**Material shown**
# # # #

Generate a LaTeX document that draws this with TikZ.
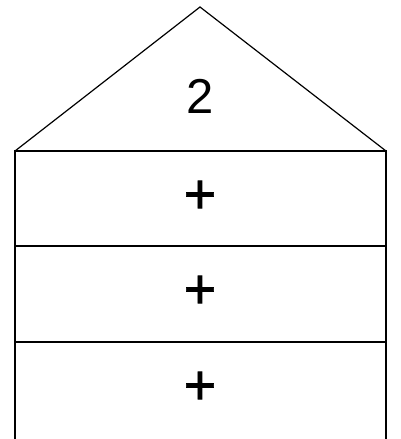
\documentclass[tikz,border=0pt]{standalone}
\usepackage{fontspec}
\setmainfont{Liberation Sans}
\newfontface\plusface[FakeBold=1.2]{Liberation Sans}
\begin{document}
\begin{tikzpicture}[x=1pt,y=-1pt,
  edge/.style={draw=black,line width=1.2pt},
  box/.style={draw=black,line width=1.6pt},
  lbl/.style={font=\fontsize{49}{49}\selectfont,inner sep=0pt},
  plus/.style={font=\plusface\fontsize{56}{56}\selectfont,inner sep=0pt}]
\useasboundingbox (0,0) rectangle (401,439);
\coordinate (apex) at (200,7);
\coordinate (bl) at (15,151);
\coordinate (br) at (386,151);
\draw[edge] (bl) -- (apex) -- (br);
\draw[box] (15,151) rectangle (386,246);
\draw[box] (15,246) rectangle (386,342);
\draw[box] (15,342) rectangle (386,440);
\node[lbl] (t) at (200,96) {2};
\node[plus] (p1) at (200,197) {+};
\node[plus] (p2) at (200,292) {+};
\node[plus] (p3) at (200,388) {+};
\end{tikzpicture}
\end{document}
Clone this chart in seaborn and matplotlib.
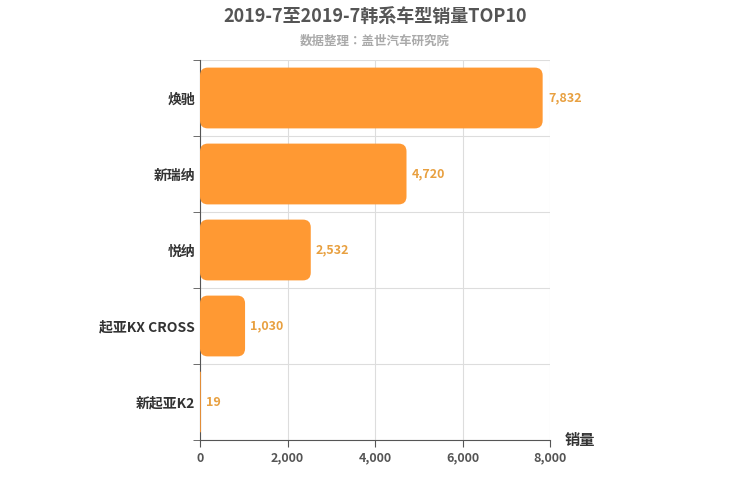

# # # #

**Do this**
Leave the pictures out, and transcribe each of the records exactly.

**Solution to this exercise**
Generate a LaTeX document that draws this with TikZ.
\documentclass[tikz,border=0pt]{standalone}
\usepackage{fontspec}
\setmainfont{Liberation Sans}
\newfontface\plusface[FakeBold=1.2]{Liberation Sans}
\begin{document}
\begin{tikzpicture}[x=1pt,y=-1pt,
  edge/.style={draw=black,line width=1.2pt},
  box/.style={draw=black,line width=1.6pt},
  lbl/.style={font=\fontsize{49}{49}\selectfont,inner sep=0pt},
  plus/.style={font=\plusface\fontsize{56}{56}\selectfont,inner sep=0pt}]
\useasboundingbox (0,0) rectangle (401,439);
\coordinate (apex) at (200,7);
\coordinate (bl) at (15,151);
\coordinate (br) at (386,151);
\draw[edge] (bl) -- (apex) -- (br);
\draw[box] (15,151) rectangle (386,246);
\draw[box] (15,246) rectangle (386,342);
\draw[box] (15,342) rectangle (386,440);
\node[lbl] (t) at (200,96) {2};
\node[plus] (p1) at (200,197) {+};
\node[plus] (p2) at (200,292) {+};
\node[plus] (p3) at (200,388) {+};
\end{tikzpicture}
\end{document}
Clone this chart in seaborn and matplotlib.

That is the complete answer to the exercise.